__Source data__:
##########

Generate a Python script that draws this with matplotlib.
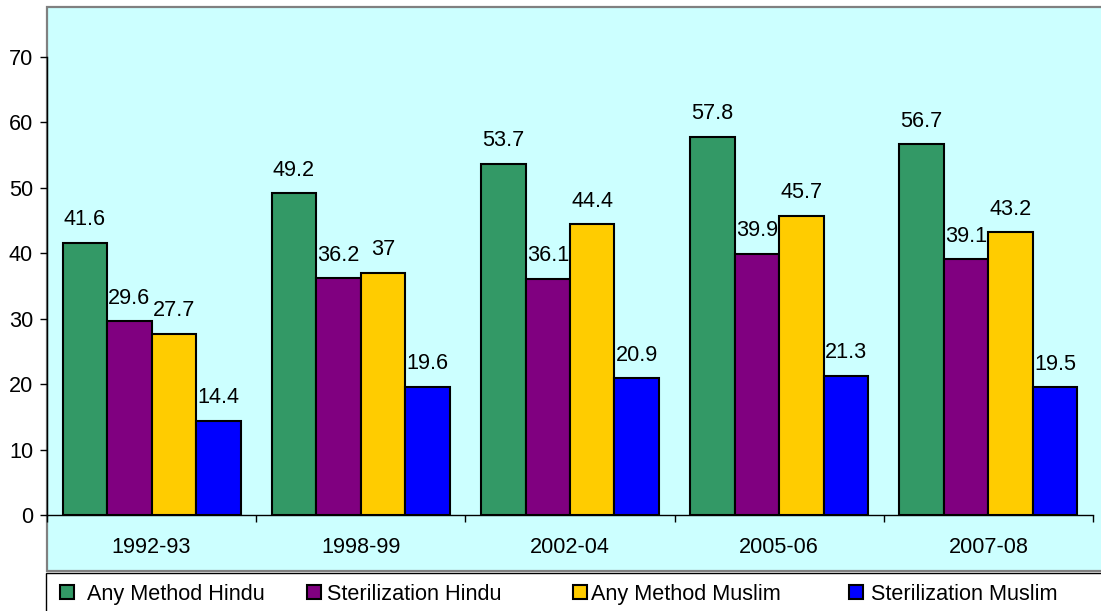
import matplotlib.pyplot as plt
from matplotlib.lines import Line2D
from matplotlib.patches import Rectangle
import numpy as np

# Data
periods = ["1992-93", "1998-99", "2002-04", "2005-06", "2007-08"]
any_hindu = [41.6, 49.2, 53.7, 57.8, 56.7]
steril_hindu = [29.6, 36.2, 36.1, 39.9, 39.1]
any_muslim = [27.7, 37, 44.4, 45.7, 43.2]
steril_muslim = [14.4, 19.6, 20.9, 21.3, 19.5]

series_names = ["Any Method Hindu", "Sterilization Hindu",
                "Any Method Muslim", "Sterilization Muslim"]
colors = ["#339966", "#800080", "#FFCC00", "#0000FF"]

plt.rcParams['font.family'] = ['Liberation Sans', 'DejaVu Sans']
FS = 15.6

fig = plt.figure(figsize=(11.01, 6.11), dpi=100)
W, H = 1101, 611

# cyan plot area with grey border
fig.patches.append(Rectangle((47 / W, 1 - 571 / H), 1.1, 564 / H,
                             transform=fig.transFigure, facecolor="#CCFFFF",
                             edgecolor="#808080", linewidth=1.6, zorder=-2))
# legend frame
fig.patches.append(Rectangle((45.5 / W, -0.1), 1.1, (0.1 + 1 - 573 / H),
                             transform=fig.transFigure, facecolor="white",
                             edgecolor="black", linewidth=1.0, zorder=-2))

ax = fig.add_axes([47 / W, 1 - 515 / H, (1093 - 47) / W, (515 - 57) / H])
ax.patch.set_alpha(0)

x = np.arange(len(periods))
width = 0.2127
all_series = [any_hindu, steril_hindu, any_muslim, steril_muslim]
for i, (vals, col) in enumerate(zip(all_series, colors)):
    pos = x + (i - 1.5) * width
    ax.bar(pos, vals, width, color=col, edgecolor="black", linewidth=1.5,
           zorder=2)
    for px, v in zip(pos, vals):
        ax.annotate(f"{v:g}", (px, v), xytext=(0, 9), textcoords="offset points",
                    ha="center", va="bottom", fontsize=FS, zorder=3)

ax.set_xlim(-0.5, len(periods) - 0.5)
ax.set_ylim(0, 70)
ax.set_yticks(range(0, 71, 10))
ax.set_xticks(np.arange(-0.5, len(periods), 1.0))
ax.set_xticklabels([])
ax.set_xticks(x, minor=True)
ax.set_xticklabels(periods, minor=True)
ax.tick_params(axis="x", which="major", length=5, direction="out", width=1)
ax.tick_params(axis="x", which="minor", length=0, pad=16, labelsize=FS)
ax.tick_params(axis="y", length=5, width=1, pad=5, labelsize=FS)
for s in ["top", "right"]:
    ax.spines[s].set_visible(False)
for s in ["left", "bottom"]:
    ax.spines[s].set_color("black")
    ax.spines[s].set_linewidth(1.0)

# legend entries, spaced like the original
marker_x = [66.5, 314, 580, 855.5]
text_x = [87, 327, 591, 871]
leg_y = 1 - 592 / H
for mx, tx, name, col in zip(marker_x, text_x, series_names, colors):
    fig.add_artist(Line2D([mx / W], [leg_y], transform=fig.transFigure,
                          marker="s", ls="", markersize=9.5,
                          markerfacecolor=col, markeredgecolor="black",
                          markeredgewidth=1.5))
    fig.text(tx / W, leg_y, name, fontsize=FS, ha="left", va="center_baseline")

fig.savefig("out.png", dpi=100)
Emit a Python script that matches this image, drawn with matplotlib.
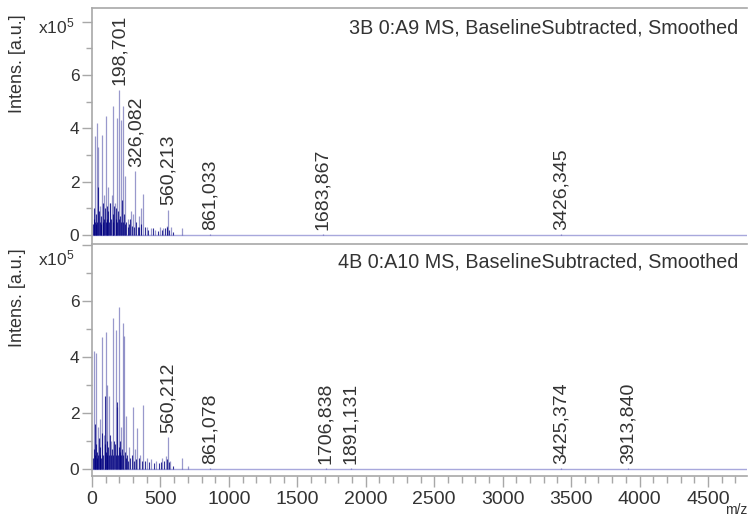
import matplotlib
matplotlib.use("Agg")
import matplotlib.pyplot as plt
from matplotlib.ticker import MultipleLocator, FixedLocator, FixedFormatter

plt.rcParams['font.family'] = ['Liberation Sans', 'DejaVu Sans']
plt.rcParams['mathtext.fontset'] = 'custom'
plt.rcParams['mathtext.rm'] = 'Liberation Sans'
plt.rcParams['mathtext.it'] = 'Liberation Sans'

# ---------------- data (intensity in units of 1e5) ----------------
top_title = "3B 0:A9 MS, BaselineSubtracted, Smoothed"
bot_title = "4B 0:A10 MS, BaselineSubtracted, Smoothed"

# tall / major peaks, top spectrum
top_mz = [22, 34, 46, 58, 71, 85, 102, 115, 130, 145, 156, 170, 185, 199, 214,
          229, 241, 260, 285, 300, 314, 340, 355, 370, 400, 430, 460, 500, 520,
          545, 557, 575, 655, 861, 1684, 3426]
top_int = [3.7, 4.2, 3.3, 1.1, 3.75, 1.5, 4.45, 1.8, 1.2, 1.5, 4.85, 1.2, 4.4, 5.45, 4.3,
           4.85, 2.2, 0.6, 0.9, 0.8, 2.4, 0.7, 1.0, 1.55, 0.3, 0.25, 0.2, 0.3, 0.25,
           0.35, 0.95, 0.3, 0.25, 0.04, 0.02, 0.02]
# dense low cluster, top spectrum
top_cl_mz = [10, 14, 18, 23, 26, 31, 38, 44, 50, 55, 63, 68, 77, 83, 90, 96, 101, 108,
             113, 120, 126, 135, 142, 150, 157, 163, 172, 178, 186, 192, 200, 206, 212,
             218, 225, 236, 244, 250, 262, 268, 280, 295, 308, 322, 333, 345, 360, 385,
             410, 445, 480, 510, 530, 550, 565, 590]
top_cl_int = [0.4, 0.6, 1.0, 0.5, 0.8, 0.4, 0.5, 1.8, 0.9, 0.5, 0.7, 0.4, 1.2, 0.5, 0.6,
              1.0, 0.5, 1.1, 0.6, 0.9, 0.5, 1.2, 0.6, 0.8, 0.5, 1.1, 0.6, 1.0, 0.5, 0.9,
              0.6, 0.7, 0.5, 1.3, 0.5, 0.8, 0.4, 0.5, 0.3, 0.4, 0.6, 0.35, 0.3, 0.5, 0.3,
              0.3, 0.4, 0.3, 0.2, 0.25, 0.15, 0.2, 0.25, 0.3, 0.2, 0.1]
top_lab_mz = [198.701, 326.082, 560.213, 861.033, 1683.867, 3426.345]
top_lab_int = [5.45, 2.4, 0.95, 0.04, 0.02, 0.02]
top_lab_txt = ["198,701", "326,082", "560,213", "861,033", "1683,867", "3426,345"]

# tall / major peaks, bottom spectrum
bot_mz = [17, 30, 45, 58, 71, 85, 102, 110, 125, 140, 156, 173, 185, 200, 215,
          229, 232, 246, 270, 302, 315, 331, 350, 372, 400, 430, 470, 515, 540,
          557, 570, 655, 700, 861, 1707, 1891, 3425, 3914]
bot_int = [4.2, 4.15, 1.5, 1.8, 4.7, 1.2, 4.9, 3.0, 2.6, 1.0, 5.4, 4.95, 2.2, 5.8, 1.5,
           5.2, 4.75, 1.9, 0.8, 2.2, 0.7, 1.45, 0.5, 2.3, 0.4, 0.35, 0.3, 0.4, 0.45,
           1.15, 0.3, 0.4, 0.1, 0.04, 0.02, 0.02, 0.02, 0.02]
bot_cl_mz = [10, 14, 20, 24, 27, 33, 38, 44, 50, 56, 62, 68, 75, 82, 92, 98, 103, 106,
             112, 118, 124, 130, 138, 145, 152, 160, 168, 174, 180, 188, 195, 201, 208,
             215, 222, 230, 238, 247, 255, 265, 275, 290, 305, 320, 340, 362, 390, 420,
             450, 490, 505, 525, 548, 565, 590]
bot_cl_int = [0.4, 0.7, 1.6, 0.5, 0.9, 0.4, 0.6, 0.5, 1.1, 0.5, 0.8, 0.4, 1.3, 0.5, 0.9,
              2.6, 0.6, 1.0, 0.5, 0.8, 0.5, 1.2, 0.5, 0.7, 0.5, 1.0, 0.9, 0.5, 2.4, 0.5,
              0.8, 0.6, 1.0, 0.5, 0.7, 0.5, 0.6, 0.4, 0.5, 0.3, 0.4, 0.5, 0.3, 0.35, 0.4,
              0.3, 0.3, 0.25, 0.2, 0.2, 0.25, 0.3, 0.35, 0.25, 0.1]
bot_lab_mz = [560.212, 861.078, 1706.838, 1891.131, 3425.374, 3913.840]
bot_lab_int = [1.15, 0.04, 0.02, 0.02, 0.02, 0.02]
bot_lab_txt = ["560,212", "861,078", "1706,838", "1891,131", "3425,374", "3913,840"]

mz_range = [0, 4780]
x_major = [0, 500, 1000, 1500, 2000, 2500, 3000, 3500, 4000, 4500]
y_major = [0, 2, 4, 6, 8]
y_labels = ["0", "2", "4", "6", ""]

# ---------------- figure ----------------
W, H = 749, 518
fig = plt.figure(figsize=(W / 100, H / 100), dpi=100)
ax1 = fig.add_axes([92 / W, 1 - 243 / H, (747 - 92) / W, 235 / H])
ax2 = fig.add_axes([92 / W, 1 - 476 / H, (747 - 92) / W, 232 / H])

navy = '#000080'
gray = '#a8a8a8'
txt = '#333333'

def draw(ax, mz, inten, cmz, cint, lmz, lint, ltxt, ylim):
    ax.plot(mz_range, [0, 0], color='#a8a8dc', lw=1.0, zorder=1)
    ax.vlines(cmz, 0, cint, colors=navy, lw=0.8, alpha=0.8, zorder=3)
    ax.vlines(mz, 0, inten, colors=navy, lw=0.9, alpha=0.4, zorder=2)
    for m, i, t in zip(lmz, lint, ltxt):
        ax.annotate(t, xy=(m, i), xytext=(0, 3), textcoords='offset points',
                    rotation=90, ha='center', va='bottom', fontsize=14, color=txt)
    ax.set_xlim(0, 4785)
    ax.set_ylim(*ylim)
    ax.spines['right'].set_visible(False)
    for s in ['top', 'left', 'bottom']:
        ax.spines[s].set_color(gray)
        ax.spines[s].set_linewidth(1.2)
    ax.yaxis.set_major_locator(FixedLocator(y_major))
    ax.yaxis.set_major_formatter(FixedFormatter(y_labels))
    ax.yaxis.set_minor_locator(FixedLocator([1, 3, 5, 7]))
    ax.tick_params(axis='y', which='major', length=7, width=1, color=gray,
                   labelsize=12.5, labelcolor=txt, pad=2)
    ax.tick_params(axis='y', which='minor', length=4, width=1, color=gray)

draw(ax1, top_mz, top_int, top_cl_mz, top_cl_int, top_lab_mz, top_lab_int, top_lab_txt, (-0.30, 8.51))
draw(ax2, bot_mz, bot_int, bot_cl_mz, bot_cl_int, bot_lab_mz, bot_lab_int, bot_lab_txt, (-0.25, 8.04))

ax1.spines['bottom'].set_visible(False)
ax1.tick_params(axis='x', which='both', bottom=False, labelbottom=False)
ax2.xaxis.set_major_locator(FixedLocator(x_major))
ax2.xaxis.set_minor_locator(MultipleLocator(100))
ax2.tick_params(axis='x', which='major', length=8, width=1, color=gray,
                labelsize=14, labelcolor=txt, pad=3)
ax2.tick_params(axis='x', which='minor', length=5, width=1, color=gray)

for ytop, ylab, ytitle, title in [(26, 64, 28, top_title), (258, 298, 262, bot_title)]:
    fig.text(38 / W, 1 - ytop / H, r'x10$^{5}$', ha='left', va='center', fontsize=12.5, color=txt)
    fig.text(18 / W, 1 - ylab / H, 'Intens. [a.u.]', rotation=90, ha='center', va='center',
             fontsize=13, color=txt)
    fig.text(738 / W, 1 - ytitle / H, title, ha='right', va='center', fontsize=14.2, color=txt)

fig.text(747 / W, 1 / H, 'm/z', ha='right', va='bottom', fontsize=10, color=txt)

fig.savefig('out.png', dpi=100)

##########

__WHAT YOU SHOULD DO__: Leave out any pictures, please, and quote only the lines from the top of the data through the line that contains "steril_muslim = [14.4, 19.6, 20.9, 21.3, 19.5]".

__RESULT BELOW__:
Generate a Python script that draws this with matplotlib.
import matplotlib.pyplot as plt
from matplotlib.lines import Line2D
from matplotlib.patches import Rectangle
import numpy as np

# Data
periods = ["1992-93", "1998-99", "2002-04", "2005-06", "2007-08"]
any_hindu = [41.6, 49.2, 53.7, 57.8, 56.7]
steril_hindu = [29.6, 36.2, 36.1, 39.9, 39.1]
any_muslim = [27.7, 37, 44.4, 45.7, 43.2]
steril_muslim = [14.4, 19.6, 20.9, 21.3, 19.5]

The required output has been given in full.